Task statement >> From the listing that follows, output everything exactly except the pictures.

Data provided >>
START

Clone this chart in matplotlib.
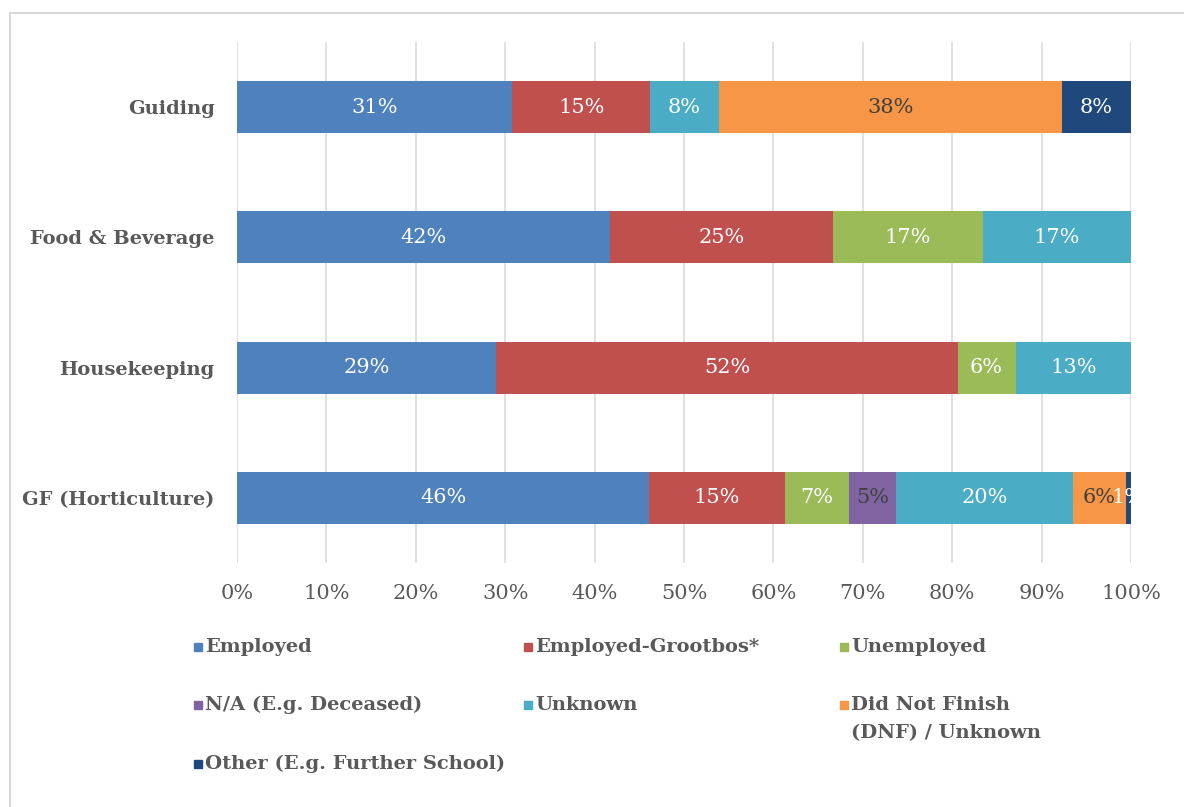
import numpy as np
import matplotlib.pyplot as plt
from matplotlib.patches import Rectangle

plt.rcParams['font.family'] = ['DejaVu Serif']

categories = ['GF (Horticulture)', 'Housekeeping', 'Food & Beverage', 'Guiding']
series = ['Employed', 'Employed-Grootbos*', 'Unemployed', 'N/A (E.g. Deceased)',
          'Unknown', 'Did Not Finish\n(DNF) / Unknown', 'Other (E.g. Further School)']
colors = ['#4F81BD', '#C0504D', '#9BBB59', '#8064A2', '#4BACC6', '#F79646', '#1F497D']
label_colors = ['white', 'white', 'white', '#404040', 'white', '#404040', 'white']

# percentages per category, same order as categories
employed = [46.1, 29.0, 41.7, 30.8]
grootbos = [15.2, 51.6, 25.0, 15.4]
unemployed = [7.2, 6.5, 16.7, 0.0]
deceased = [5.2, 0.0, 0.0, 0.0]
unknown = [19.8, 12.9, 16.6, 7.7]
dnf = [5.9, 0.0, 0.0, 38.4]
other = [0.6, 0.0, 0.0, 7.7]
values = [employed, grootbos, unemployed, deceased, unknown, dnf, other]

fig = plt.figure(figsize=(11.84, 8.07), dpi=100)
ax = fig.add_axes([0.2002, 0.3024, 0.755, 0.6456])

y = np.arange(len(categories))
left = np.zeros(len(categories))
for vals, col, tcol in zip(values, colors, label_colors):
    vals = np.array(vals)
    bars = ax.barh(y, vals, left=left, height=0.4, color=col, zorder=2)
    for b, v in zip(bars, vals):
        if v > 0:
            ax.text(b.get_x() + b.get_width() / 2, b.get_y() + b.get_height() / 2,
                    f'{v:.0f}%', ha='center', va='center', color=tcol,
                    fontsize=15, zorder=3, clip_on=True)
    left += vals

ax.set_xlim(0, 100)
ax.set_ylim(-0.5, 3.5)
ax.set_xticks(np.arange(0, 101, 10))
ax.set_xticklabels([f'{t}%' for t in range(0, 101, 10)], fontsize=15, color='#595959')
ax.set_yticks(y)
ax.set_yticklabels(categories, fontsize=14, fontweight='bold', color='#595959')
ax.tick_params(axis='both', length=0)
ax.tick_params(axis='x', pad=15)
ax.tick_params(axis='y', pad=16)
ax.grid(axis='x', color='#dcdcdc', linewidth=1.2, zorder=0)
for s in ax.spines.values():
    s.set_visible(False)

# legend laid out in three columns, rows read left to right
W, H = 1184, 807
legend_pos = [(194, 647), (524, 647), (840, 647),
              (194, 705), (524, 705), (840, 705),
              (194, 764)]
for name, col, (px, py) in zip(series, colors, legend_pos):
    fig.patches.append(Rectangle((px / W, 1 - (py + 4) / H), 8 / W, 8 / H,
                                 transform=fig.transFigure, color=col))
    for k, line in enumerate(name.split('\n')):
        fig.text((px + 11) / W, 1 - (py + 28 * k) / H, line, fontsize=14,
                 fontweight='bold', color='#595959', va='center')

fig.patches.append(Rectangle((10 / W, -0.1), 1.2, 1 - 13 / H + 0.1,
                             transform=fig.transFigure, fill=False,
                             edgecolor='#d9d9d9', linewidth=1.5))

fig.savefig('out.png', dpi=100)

END

Correct output >>
Clone this chart in matplotlib.
import numpy as np
import matplotlib.pyplot as plt
from matplotlib.patches import Rectangle

plt.rcParams['font.family'] = ['DejaVu Serif']

categories = ['GF (Horticulture)', 'Housekeeping', 'Food & Beverage', 'Guiding']
series = ['Employed', 'Employed-Grootbos*', 'Unemployed', 'N/A (E.g. Deceased)',
          'Unknown', 'Did Not Finish\n(DNF) / Unknown', 'Other (E.g. Further School)']
colors = ['#4F81BD', '#C0504D', '#9BBB59', '#8064A2', '#4BACC6', '#F79646', '#1F497D']
label_colors = ['white', 'white', 'white', '#404040', 'white', '#404040', 'white']

# percentages per category, same order as categories
employed = [46.1, 29.0, 41.7, 30.8]
grootbos = [15.2, 51.6, 25.0, 15.4]
unemployed = [7.2, 6.5, 16.7, 0.0]
deceased = [5.2, 0.0, 0.0, 0.0]
unknown = [19.8, 12.9, 16.6, 7.7]
dnf = [5.9, 0.0, 0.0, 38.4]
other = [0.6, 0.0, 0.0, 7.7]
values = [employed, grootbos, unemployed, deceased, unknown, dnf, other]

fig = plt.figure(figsize=(11.84, 8.07), dpi=100)
ax = fig.add_axes([0.2002, 0.3024, 0.755, 0.6456])

y = np.arange(len(categories))
left = np.zeros(len(categories))
for vals, col, tcol in zip(values, colors, label_colors):
    vals = np.array(vals)
    bars = ax.barh(y, vals, left=left, height=0.4, color=col, zorder=2)
    for b, v in zip(bars, vals):
        if v > 0:
            ax.text(b.get_x() + b.get_width() / 2, b.get_y() + b.get_height() / 2,
                    f'{v:.0f}%', ha='center', va='center', color=tcol,
                    fontsize=15, zorder=3, clip_on=True)
    left += vals

ax.set_xlim(0, 100)
ax.set_ylim(-0.5, 3.5)
ax.set_xticks(np.arange(0, 101, 10))
ax.set_xticklabels([f'{t}%' for t in range(0, 101, 10)], fontsize=15, color='#595959')
ax.set_yticks(y)
ax.set_yticklabels(categories, fontsize=14, fontweight='bold', color='#595959')
ax.tick_params(axis='both', length=0)
ax.tick_params(axis='x', pad=15)
ax.tick_params(axis='y', pad=16)
ax.grid(axis='x', color='#dcdcdc', linewidth=1.2, zorder=0)
for s in ax.spines.values():
    s.set_visible(False)

# legend laid out in three columns, rows read left to right
W, H = 1184, 807
legend_pos = [(194, 647), (524, 647), (840, 647),
              (194, 705), (524, 705), (840, 705),
              (194, 764)]
for name, col, (px, py) in zip(series, colors, legend_pos):
    fig.patches.append(Rectangle((px / W, 1 - (py + 4) / H), 8 / W, 8 / H,
                                 transform=fig.transFigure, color=col))
    for k, line in enumerate(name.split('\n')):
        fig.text((px + 11) / W, 1 - (py + 28 * k) / H, line, fontsize=14,
                 fontweight='bold', color='#595959', va='center')

fig.patches.append(Rectangle((10 / W, -0.1), 1.2, 1 - 13 / H + 0.1,
                             transform=fig.transFigure, fill=False,
                             edgecolor='#d9d9d9', linewidth=1.5))

fig.savefig('out.png', dpi=100)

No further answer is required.